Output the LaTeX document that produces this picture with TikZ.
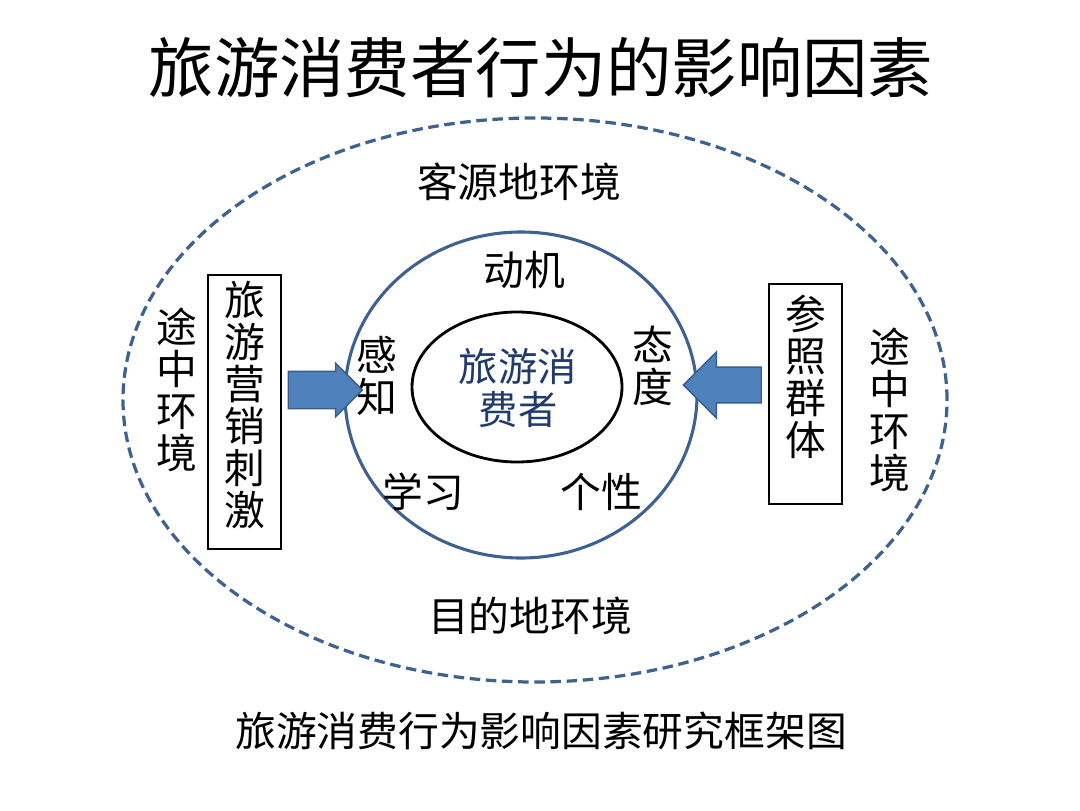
\documentclass[tikz,border=0pt]{standalone}
\usepackage{fontspec}
\setmainfont{Noto Sans CJK SC}
\usetikzlibrary{shapes.arrows,shapes.geometric}
\definecolor{ring}{HTML}{3D6291}
\definecolor{navy}{HTML}{1F3A6B}
\definecolor{arrowfill}{HTML}{4F81BD}
\definecolor{arrowline}{HTML}{385D8A}

\begin{document}
\begin{tikzpicture}[x=1cm,y=1cm,font=\fontsize{29}{30}\selectfont,
 txt/.style={align=center,inner sep=0pt},
 box/.style={draw=black,line width=1pt,minimum width=1.825cm,inner sep=0pt},
 push/.style={single arrow,fill=arrowfill,draw=arrowline,line width=1pt,inner sep=0pt,single arrow tip angle=90}]
\path[use as bounding box] (0,0) rectangle (27,20.25);
\node[txt,font=\fontsize{46.5}{48}\selectfont] (title) at (13.525,18.55) {旅游消费者行为的影响因素};

% environments: dashed outer ring and the consumer's inner circle
\draw[ring,line width=2.3pt,dash pattern=on 7.5pt off 4pt] (13.375,10.25) ellipse [x radius=10.3,y radius=7.05];
\draw[ring,line width=2.2pt] (13.025,10.375) ellipse [x radius=4.4,y radius=4.075];
\node[draw=black,line width=2pt,ellipse,minimum width=5.25cm,minimum height=3.75cm] (core) at (12.925,10.575) {};
\node[txt,text=navy,font=\fontsize{28}{31}\selectfont] (consumer) at (12.95,10.55) {旅游消\\费者};

\node[txt] (origin) at (12.975,15.7) {客源地环境};
\node[txt] (dest) at (13.25,4.85) {目的地环境};
\node[txt] (transitL) at (4.425,10.5) {途\\中\\环\\境};
\node[txt] (transitR) at (22.25,10.0) {途\\中\\环\\境};

% psychological factors round the core
\node[txt] (motive) at (13.1,13.5) {动机};
\node[txt] (percept) at (9.425,10.85) {感\\知};
\node[txt] (attitude) at (16.325,11.1) {态\\度};
\node[txt] (learning) at (10.575,7.95) {学习};
\node[txt] (persona) at (15.025,7.95) {个性};

% outside stimuli and the block arrows pointing in
\node[box,minimum height=6.85cm] (mktbox) at (6.1125,9.95) {};
\node[txt] (mkt) at ([yshift=.175cm]mktbox.center) {旅\\游\\营\\销\\刺\\激};
\node[box,minimum height=5.5cm] (refbox) at (20.1375,10.4) {};
\node[txt] (ref) at ([yshift=.43cm]refbox.center) {参\\照\\群\\体};

\node[push,minimum height=1.85cm,inner ysep=.45cm,single arrow head extend=.2cm] (pushL) at (7.9,10.5) {};
\node[push,shape border rotate=180,minimum height=1.95cm,inner ysep=.43cm,single arrow head extend=.38cm] (pushR) at (18.28,10.625) {};

\node[txt] (caption) at (13.525,1.975) {旅游消费行为影响因素研究框架图};
\end{tikzpicture}
\end{document}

◇ ◇ ◇

● WHAT THE TASK REQUIRES
Omit any images, then output the listing exactly.

● SOLUTION TO THE PROBLEM
Output the LaTeX document that produces this picture with TikZ.
\documentclass[tikz,border=0pt]{standalone}
\usepackage{fontspec}
\setmainfont{Noto Sans CJK SC}
\usetikzlibrary{shapes.arrows,shapes.geometric}
\definecolor{ring}{HTML}{3D6291}
\definecolor{navy}{HTML}{1F3A6B}
\definecolor{arrowfill}{HTML}{4F81BD}
\definecolor{arrowline}{HTML}{385D8A}

\begin{document}
\begin{tikzpicture}[x=1cm,y=1cm,font=\fontsize{29}{30}\selectfont,
 txt/.style={align=center,inner sep=0pt},
 box/.style={draw=black,line width=1pt,minimum width=1.825cm,inner sep=0pt},
 push/.style={single arrow,fill=arrowfill,draw=arrowline,line width=1pt,inner sep=0pt,single arrow tip angle=90}]
\path[use as bounding box] (0,0) rectangle (27,20.25);
\node[txt,font=\fontsize{46.5}{48}\selectfont] (title) at (13.525,18.55) {旅游消费者行为的影响因素};

% environments: dashed outer ring and the consumer's inner circle
\draw[ring,line width=2.3pt,dash pattern=on 7.5pt off 4pt] (13.375,10.25) ellipse [x radius=10.3,y radius=7.05];
\draw[ring,line width=2.2pt] (13.025,10.375) ellipse [x radius=4.4,y radius=4.075];
\node[draw=black,line width=2pt,ellipse,minimum width=5.25cm,minimum height=3.75cm] (core) at (12.925,10.575) {};
\node[txt,text=navy,font=\fontsize{28}{31}\selectfont] (consumer) at (12.95,10.55) {旅游消\\费者};

\node[txt] (origin) at (12.975,15.7) {客源地环境};
\node[txt] (dest) at (13.25,4.85) {目的地环境};
\node[txt] (transitL) at (4.425,10.5) {途\\中\\环\\境};
\node[txt] (transitR) at (22.25,10.0) {途\\中\\环\\境};

% psychological factors round the core
\node[txt] (motive) at (13.1,13.5) {动机};
\node[txt] (percept) at (9.425,10.85) {感\\知};
\node[txt] (attitude) at (16.325,11.1) {态\\度};
\node[txt] (learning) at (10.575,7.95) {学习};
\node[txt] (persona) at (15.025,7.95) {个性};

% outside stimuli and the block arrows pointing in
\node[box,minimum height=6.85cm] (mktbox) at (6.1125,9.95) {};
\node[txt] (mkt) at ([yshift=.175cm]mktbox.center) {旅\\游\\营\\销\\刺\\激};
\node[box,minimum height=5.5cm] (refbox) at (20.1375,10.4) {};
\node[txt] (ref) at ([yshift=.43cm]refbox.center) {参\\照\\群\\体};

\node[push,minimum height=1.85cm,inner ysep=.45cm,single arrow head extend=.2cm] (pushL) at (7.9,10.5) {};
\node[push,shape border rotate=180,minimum height=1.95cm,inner ysep=.43cm,single arrow head extend=.38cm] (pushR) at (18.28,10.625) {};

\node[txt] (caption) at (13.525,1.975) {旅游消费行为影响因素研究框架图};
\end{tikzpicture}
\end{document}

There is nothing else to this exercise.